В окопах шла окаянная и все же будничная жизнь: ждали почты, давили вшей, ругали офицеров, рассказывали похабные анекдоты; потом умирали.
Английские солдаты каждый день обязательно брились: смерть смертью, но нельзя не побриться.
Возле Ланса я как-то спросил французского солдата, который копошился подле чудом уцелевшего домика, можно ли пройти дальше - обстреливают ли немцы дорогу. Он ответил, что не знает - он ведь не на фронте, он приехал на шесть дней к жене, которая осталась в этом домике.
В одной деревне зуавы разыскали женщину, которой было далеко за сорок; они восторженно кричали; у домика выстроился хвост. Военное командование открыло публичные дома для солдат. В лагере Мальи были «французские дни», «бельгийские».

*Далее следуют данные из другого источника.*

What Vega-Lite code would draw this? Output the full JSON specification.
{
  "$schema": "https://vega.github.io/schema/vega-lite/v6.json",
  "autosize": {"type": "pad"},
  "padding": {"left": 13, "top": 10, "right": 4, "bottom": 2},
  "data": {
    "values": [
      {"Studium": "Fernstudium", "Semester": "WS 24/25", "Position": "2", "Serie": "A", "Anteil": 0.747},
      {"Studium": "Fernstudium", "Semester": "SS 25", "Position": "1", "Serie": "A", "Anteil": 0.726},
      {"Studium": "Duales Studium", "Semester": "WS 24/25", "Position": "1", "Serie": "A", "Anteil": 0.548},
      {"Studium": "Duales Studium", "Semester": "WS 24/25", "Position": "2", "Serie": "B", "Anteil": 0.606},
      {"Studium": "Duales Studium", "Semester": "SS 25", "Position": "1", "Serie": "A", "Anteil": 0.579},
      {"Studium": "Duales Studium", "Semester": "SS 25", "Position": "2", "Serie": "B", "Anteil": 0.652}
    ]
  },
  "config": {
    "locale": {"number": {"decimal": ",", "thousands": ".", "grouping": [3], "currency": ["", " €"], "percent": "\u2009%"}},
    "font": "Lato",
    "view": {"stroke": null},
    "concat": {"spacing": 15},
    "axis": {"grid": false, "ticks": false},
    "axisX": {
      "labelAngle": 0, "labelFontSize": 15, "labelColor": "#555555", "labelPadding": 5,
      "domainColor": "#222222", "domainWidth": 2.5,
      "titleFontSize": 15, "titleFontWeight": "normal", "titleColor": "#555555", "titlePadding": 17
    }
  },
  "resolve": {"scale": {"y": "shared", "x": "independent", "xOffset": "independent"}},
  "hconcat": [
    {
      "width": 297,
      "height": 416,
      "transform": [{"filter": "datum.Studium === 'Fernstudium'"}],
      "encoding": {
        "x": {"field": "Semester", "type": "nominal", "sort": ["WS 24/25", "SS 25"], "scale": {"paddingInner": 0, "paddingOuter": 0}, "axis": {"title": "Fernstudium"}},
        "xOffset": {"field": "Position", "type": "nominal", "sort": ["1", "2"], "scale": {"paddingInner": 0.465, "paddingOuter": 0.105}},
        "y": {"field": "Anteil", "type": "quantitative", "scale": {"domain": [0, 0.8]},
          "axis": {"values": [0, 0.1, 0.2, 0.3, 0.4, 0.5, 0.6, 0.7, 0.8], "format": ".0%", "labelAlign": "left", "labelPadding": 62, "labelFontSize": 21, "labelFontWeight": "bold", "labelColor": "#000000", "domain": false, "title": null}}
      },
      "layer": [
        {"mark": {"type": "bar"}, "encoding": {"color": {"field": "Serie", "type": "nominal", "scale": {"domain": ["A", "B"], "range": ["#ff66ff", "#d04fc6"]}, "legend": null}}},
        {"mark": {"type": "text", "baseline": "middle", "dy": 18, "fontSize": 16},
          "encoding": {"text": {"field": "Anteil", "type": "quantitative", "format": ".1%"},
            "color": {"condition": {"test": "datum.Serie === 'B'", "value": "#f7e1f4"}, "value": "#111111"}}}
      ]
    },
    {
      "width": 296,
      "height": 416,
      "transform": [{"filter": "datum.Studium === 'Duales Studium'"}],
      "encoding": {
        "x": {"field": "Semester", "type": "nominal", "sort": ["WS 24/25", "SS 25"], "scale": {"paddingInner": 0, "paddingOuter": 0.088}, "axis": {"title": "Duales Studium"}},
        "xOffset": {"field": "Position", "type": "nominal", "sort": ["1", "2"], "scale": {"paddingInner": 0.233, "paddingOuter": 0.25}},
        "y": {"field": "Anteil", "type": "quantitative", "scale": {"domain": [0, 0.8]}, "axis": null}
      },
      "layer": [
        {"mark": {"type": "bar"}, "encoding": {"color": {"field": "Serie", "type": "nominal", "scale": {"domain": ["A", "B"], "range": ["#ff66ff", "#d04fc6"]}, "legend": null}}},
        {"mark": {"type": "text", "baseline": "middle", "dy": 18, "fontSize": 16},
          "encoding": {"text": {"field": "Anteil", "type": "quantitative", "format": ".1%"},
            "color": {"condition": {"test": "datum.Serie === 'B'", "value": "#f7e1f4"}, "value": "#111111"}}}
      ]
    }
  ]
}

Зима была невиданно суровой, замерзла Сена. Не было угля. Люди мерзли. Правительство твердило об экономии; решили два дня в неделю обходиться без пирожных; в дорогих ресторанах можно было получить закуски, суп, рыбу, а после этого только одно мясное блюдо - или бифштекс, или утку,- ничего не поделаешь, третий год войны!.. Дамские портные, как всегда, диктовали новые моды: короткие юбки, маленькие шляпы, похожие на солдатские, костюмы голубоватого, защитного цвета. В газетах печатались рекламы духов, снотворных препаратов, протезов для инвалидов. Газеты писали, что аскетизм не к лицу французам, он - признак слабости, а Франция уверена в победе. Кинотеатры были переполнены; каждую неделю показывали новую серию «Тайн Нью-Йорка».
Однажды с Диего Риверой я увидел в маленьком кинотеатре незнакомого мне актера. Он бил посуду и мазал краской элегантных дам. Вместе с другими мы гоготали; но когда мы вышли из зала, я сказал Диего, что мне страшно: этот маленький смешной человечек в котелке показывает всю нелепость жизни. Диего ответил: «Да, это трагик…» Мы сказали Пикассо, чтобы он обязательно посмотрел фильм Шарло - так тогда называли никому не известного Чарли Чаплина.